══ Data block ══

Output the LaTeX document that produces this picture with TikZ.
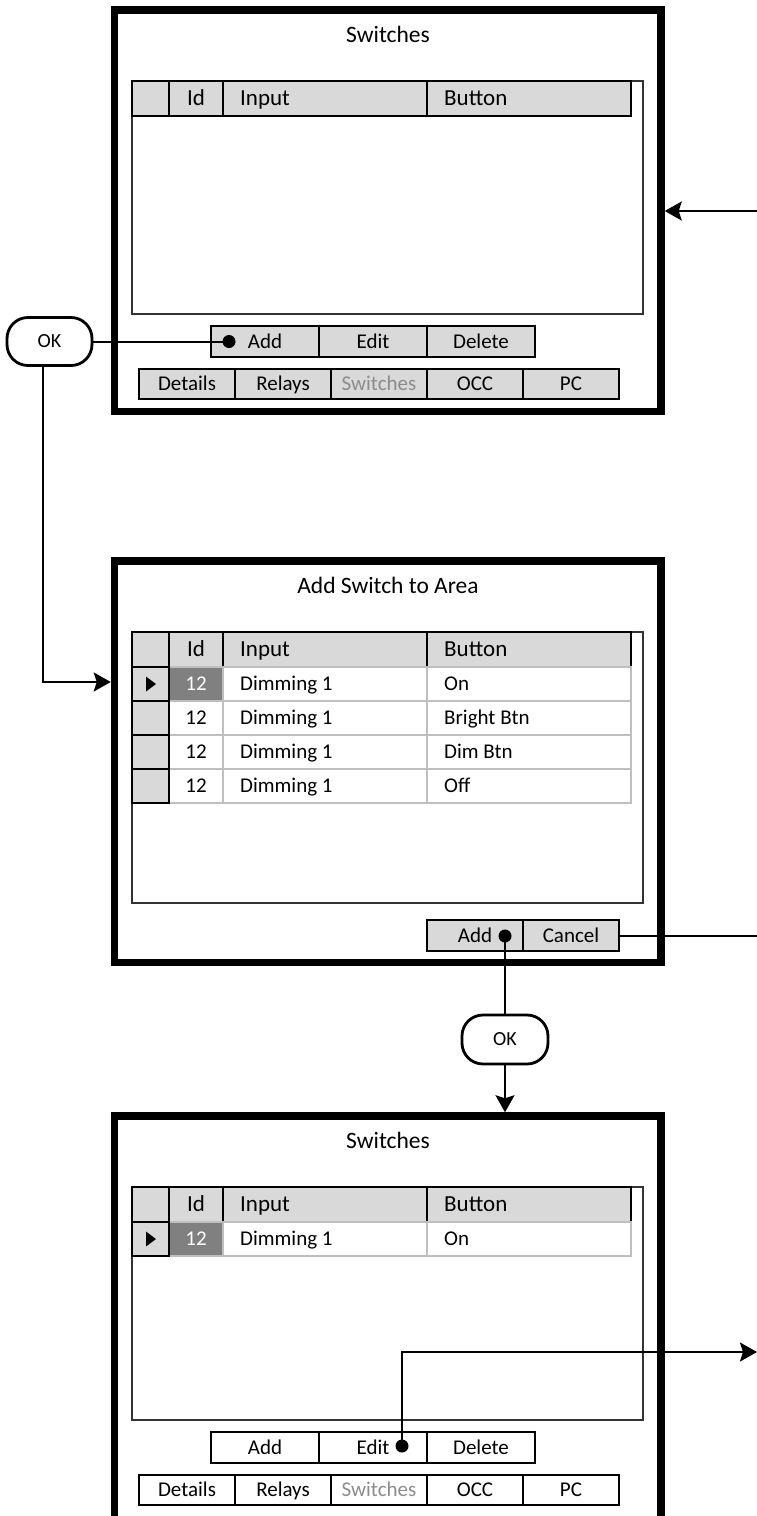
\documentclass[tikz,border=0pt]{standalone}
\usepackage{fontspec}
\setmainfont{Carlito}
\usetikzlibrary{arrows.meta}
\definecolor{cellgray}{HTML}{D9D9D9}
\definecolor{selgray}{HTML}{808080}
\definecolor{linegray}{HTML}{BFBFBF}
\definecolor{tabtext}{HTML}{8C8C8C}
\tikzset{
  panel/.style={draw=black, line width=7.5pt, fill=white, inner sep=0pt, minimum width=546.5pt},
  ttl/.style={font=\fontsize{23.5}{28}\selectfont, inner sep=0pt, text height=15pt, text depth=0pt},
  hdr/.style={font=\fontsize{23}{28}\selectfont, inner sep=0pt, text height=14.7pt, text depth=0pt},
  dat/.style={font=\fontsize{21}{25}\selectfont, inner sep=0pt, text height=13.4pt, text depth=0pt},
  btn/.style={draw=black, line width=1.6pt, font=\fontsize{21}{25}\selectfont, inner sep=0pt, text height=13.4pt, text depth=0pt, outer sep=0pt},
  okbox/.style={draw=black, line width=2.8pt, rounded corners=21pt, fill=white, minimum width=85pt, minimum height=48pt, font=\fontsize{20}{24}\selectfont, inner sep=0pt, text height=12.8pt, text depth=0pt},
  dotnode/.style={circle, fill=black, inner sep=0pt, minimum size=13pt},
  conn/.style={draw=black, line width=2pt},
  arr/.style={-{Stealth[length=17pt,width=19pt,inset=3pt]}},
  tline/.style={draw=black, line width=1.8pt},
  gline/.style={draw=linegray, line width=1.8pt},
  tbox/.style={draw=black!80, line width=1.8pt, fill=white},
}
% header row: #1 prefix, #2 top y
\newcommand\hdrrow[2]{%
  \fill[cellgray] (132,#2) rectangle (631,#2+35);
  \draw[tline] (132,#2) rectangle (631,#2+35);
  \draw[tline] (169,#2) -- (169,#2+35) (223,#2) -- (223,#2+35) (427,#2) -- (427,#2+35);
  \node[hdr] (#1-hid) at (196,#2+17.5) {Id};
  \node[hdr, anchor=west] (#1-hin) at (240,#2+17.5) {Input};
  \node[hdr, anchor=west] (#1-hbt) at (444,#2+17.5) {Button};
}
% data row: #1 prefix, #2 top y, #3 selected (1/0), #4 button text
\newcommand\datrow[4]{%
  \fill[white] (169,#2) rectangle (631,#2+34);
  \ifnum#3=1 \fill[selgray] (169,#2) rectangle (223,#2+34);\fi
  \draw[gline] (169,#2) rectangle (631,#2+34);
  \draw[gline] (223,#2) -- (223,#2+34) (427,#2) -- (427,#2+34);
  \fill[cellgray] (132,#2) rectangle (169,#2+34);
  \draw[tline] (132,#2) rectangle (169,#2+34);
  \ifnum#3=1
    \fill[black] (146,#2+9.5) -- (146,#2+24.5) -- (156,#2+17) -- cycle;
    \node[dat, text=white] (#1-id) at (196,#2+17) {12};
  \else
    \node[dat] (#1-id) at (196,#2+17) {12};
  \fi
  \node[dat, anchor=west] (#1-in) at (240,#2+17) {Dimming 1};
  \node[dat, anchor=west] (#1-bt) at (444,#2+17) {#4};
}
\begin{document}
\begin{tikzpicture}[x=1pt, y=-1pt]
\useasboundingbox (0,0) rectangle (757,1516);
\clip (0,0) rectangle (757,1516);

% ---------- panel 1 ----------
\node[panel, minimum height=401.5pt] (p1) at (387.75,210.75) {};
\node[ttl] (t1) at (388,34.5) {Switches};
\draw[tbox] (132,81) rectangle (643,314);
\hdrrow{a}{81}
\node[btn, fill=cellgray, minimum width=108pt, minimum height=31pt] (a-add) at (265,341.5) {Add};
\node[btn, fill=cellgray, minimum width=108pt, minimum height=31pt] (a-edit) at (373,341.5) {Edit};
\node[btn, fill=cellgray, minimum width=108pt, minimum height=31pt] (a-del) at (481,341.5) {Delete};
\node[btn, fill=cellgray, minimum width=96pt, minimum height=30pt] (a-t1) at (187,384) {Details};
\node[btn, fill=cellgray, minimum width=96pt, minimum height=30pt] (a-t2) at (283,384) {Relays};
\node[btn, fill=cellgray, minimum width=96pt, minimum height=30pt, text=tabtext] (a-t3) at (379,384) {Switches};
\node[btn, fill=cellgray, minimum width=96pt, minimum height=30pt] (a-t4) at (475,384) {OCC};
\node[btn, fill=cellgray, minimum width=96pt, minimum height=30pt] (a-t5) at (571,384) {PC};
\node[dotnode] (d1) at (229,341.5) {};

% ---------- panel 2 ----------
\node[panel, minimum height=401.5pt] (p2) at (387.75,761.75) {};
\node[ttl] (t2) at (388,585.5) {Add Switch to Area};
\draw[tbox] (132,632) rectangle (643,903);
\hdrrow{b}{632}
\datrow{b1}{667}{1}{On}
\datrow{b2}{701}{0}{Bright Btn}
\datrow{b3}{735}{0}{Dim Btn}
\datrow{b4}{769}{0}{Off}
\node[btn, fill=cellgray, minimum width=96pt, minimum height=31pt] (b-add) at (475,935.5) {Add};
\node[btn, fill=cellgray, minimum width=96pt, minimum height=31pt] (b-cancel) at (571,935.5) {Cancel};
\node[dotnode] (d2) at (505,936) {};

% ---------- panel 3 ----------
\node[panel, minimum height=404pt] (p3) at (387.75,1318) {};
\node[ttl] (t3) at (388,1140.5) {Switches};
\draw[tbox] (132,1187) rectangle (643,1420);
\hdrrow{c}{1187}
\datrow{c1}{1222}{1}{On}
\node[btn, fill=white, minimum width=108pt, minimum height=31pt] (c-add) at (265,1447.5) {Add};
\node[btn, fill=white, minimum width=108pt, minimum height=31pt] (c-edit) at (373,1447.5) {Edit};
\node[btn, fill=white, minimum width=108pt, minimum height=31pt] (c-del) at (481,1447.5) {Delete};
\node[btn, fill=white, minimum width=96pt, minimum height=30pt] (c-t1) at (187,1490) {Details};
\node[btn, fill=white, minimum width=96pt, minimum height=30pt] (c-t2) at (283,1490) {Relays};
\node[btn, fill=white, minimum width=96pt, minimum height=30pt, text=tabtext] (c-t3) at (379,1490) {Switches};
\node[btn, fill=white, minimum width=96pt, minimum height=30pt] (c-t4) at (475,1490) {OCC};
\node[btn, fill=white, minimum width=96pt, minimum height=30pt] (c-t5) at (571,1490) {PC};
\node[dotnode] (d3) at (402,1446) {};

% ---------- OK boxes ----------
\node[okbox] (ok1) at (49.5,341.5) {OK};
\node[okbox, minimum width=86pt, minimum height=49pt] (ok2) at (505,1039.5) {OK};

% ---------- connectors ----------
\coordinate (inR) at (757,211);
\draw[conn, arr] (inR) -- (p1.east |- inR);
\draw[conn] (ok1.east) -- (d1.center);
\coordinate (k1) at (43,682);
\draw[conn, arr] (ok1.south -| k1) -- (k1) -- (p2.west |- k1);
\coordinate (outC) at (757,935.5);
\draw[conn] (b-cancel.east) -- (outC);
\draw[conn] (d2.center) -- (ok2.north);
\draw[conn, arr] (ok2.south) -- (p3.north -| ok2.south);
\coordinate (e1) at (402,1352);
\coordinate (outE) at (757,1352);
\draw[conn, arr] (d3.center) -- (e1) -- (outE);
\end{tikzpicture}
\end{document}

═══

Your goal:
Copy the material above exactly and drop the pictures.

Correct output:
Output the LaTeX document that produces this picture with TikZ.
\documentclass[tikz,border=0pt]{standalone}
\usepackage{fontspec}
\setmainfont{Carlito}
\usetikzlibrary{arrows.meta}
\definecolor{cellgray}{HTML}{D9D9D9}
\definecolor{selgray}{HTML}{808080}
\definecolor{linegray}{HTML}{BFBFBF}
\definecolor{tabtext}{HTML}{8C8C8C}
\tikzset{
  panel/.style={draw=black, line width=7.5pt, fill=white, inner sep=0pt, minimum width=546.5pt},
  ttl/.style={font=\fontsize{23.5}{28}\selectfont, inner sep=0pt, text height=15pt, text depth=0pt},
  hdr/.style={font=\fontsize{23}{28}\selectfont, inner sep=0pt, text height=14.7pt, text depth=0pt},
  dat/.style={font=\fontsize{21}{25}\selectfont, inner sep=0pt, text height=13.4pt, text depth=0pt},
  btn/.style={draw=black, line width=1.6pt, font=\fontsize{21}{25}\selectfont, inner sep=0pt, text height=13.4pt, text depth=0pt, outer sep=0pt},
  okbox/.style={draw=black, line width=2.8pt, rounded corners=21pt, fill=white, minimum width=85pt, minimum height=48pt, font=\fontsize{20}{24}\selectfont, inner sep=0pt, text height=12.8pt, text depth=0pt},
  dotnode/.style={circle, fill=black, inner sep=0pt, minimum size=13pt},
  conn/.style={draw=black, line width=2pt},
  arr/.style={-{Stealth[length=17pt,width=19pt,inset=3pt]}},
  tline/.style={draw=black, line width=1.8pt},
  gline/.style={draw=linegray, line width=1.8pt},
  tbox/.style={draw=black!80, line width=1.8pt, fill=white},
}
% header row: #1 prefix, #2 top y
\newcommand\hdrrow[2]{%
  \fill[cellgray] (132,#2) rectangle (631,#2+35);
  \draw[tline] (132,#2) rectangle (631,#2+35);
  \draw[tline] (169,#2) -- (169,#2+35) (223,#2) -- (223,#2+35) (427,#2) -- (427,#2+35);
  \node[hdr] (#1-hid) at (196,#2+17.5) {Id};
  \node[hdr, anchor=west] (#1-hin) at (240,#2+17.5) {Input};
  \node[hdr, anchor=west] (#1-hbt) at (444,#2+17.5) {Button};
}
% data row: #1 prefix, #2 top y, #3 selected (1/0), #4 button text
\newcommand\datrow[4]{%
  \fill[white] (169,#2) rectangle (631,#2+34);
  \ifnum#3=1 \fill[selgray] (169,#2) rectangle (223,#2+34);\fi
  \draw[gline] (169,#2) rectangle (631,#2+34);
  \draw[gline] (223,#2) -- (223,#2+34) (427,#2) -- (427,#2+34);
  \fill[cellgray] (132,#2) rectangle (169,#2+34);
  \draw[tline] (132,#2) rectangle (169,#2+34);
  \ifnum#3=1
    \fill[black] (146,#2+9.5) -- (146,#2+24.5) -- (156,#2+17) -- cycle;
    \node[dat, text=white] (#1-id) at (196,#2+17) {12};
  \else
    \node[dat] (#1-id) at (196,#2+17) {12};
  \fi
  \node[dat, anchor=west] (#1-in) at (240,#2+17) {Dimming 1};
  \node[dat, anchor=west] (#1-bt) at (444,#2+17) {#4};
}
\begin{document}
\begin{tikzpicture}[x=1pt, y=-1pt]
\useasboundingbox (0,0) rectangle (757,1516);
\clip (0,0) rectangle (757,1516);

% ---------- panel 1 ----------
\node[panel, minimum height=401.5pt] (p1) at (387.75,210.75) {};
\node[ttl] (t1) at (388,34.5) {Switches};
\draw[tbox] (132,81) rectangle (643,314);
\hdrrow{a}{81}
\node[btn, fill=cellgray, minimum width=108pt, minimum height=31pt] (a-add) at (265,341.5) {Add};
\node[btn, fill=cellgray, minimum width=108pt, minimum height=31pt] (a-edit) at (373,341.5) {Edit};
\node[btn, fill=cellgray, minimum width=108pt, minimum height=31pt] (a-del) at (481,341.5) {Delete};
\node[btn, fill=cellgray, minimum width=96pt, minimum height=30pt] (a-t1) at (187,384) {Details};
\node[btn, fill=cellgray, minimum width=96pt, minimum height=30pt] (a-t2) at (283,384) {Relays};
\node[btn, fill=cellgray, minimum width=96pt, minimum height=30pt, text=tabtext] (a-t3) at (379,384) {Switches};
\node[btn, fill=cellgray, minimum width=96pt, minimum height=30pt] (a-t4) at (475,384) {OCC};
\node[btn, fill=cellgray, minimum width=96pt, minimum height=30pt] (a-t5) at (571,384) {PC};
\node[dotnode] (d1) at (229,341.5) {};

% ---------- panel 2 ----------
\node[panel, minimum height=401.5pt] (p2) at (387.75,761.75) {};
\node[ttl] (t2) at (388,585.5) {Add Switch to Area};
\draw[tbox] (132,632) rectangle (643,903);
\hdrrow{b}{632}
\datrow{b1}{667}{1}{On}
\datrow{b2}{701}{0}{Bright Btn}
\datrow{b3}{735}{0}{Dim Btn}
\datrow{b4}{769}{0}{Off}
\node[btn, fill=cellgray, minimum width=96pt, minimum height=31pt] (b-add) at (475,935.5) {Add};
\node[btn, fill=cellgray, minimum width=96pt, minimum height=31pt] (b-cancel) at (571,935.5) {Cancel};
\node[dotnode] (d2) at (505,936) {};

% ---------- panel 3 ----------
\node[panel, minimum height=404pt] (p3) at (387.75,1318) {};
\node[ttl] (t3) at (388,1140.5) {Switches};
\draw[tbox] (132,1187) rectangle (643,1420);
\hdrrow{c}{1187}
\datrow{c1}{1222}{1}{On}
\node[btn, fill=white, minimum width=108pt, minimum height=31pt] (c-add) at (265,1447.5) {Add};
\node[btn, fill=white, minimum width=108pt, minimum height=31pt] (c-edit) at (373,1447.5) {Edit};
\node[btn, fill=white, minimum width=108pt, minimum height=31pt] (c-del) at (481,1447.5) {Delete};
\node[btn, fill=white, minimum width=96pt, minimum height=30pt] (c-t1) at (187,1490) {Details};
\node[btn, fill=white, minimum width=96pt, minimum height=30pt] (c-t2) at (283,1490) {Relays};
\node[btn, fill=white, minimum width=96pt, minimum height=30pt, text=tabtext] (c-t3) at (379,1490) {Switches};
\node[btn, fill=white, minimum width=96pt, minimum height=30pt] (c-t4) at (475,1490) {OCC};
\node[btn, fill=white, minimum width=96pt, minimum height=30pt] (c-t5) at (571,1490) {PC};
\node[dotnode] (d3) at (402,1446) {};

% ---------- OK boxes ----------
\node[okbox] (ok1) at (49.5,341.5) {OK};
\node[okbox, minimum width=86pt, minimum height=49pt] (ok2) at (505,1039.5) {OK};

% ---------- connectors ----------
\coordinate (inR) at (757,211);
\draw[conn, arr] (inR) -- (p1.east |- inR);
\draw[conn] (ok1.east) -- (d1.center);
\coordinate (k1) at (43,682);
\draw[conn, arr] (ok1.south -| k1) -- (k1) -- (p2.west |- k1);
\coordinate (outC) at (757,935.5);
\draw[conn] (b-cancel.east) -- (outC);
\draw[conn] (d2.center) -- (ok2.north);
\draw[conn, arr] (ok2.south) -- (p3.north -| ok2.south);
\coordinate (e1) at (402,1352);
\coordinate (outE) at (757,1352);
\draw[conn, arr] (d3.center) -- (e1) -- (outE);
\end{tikzpicture}
\end{document}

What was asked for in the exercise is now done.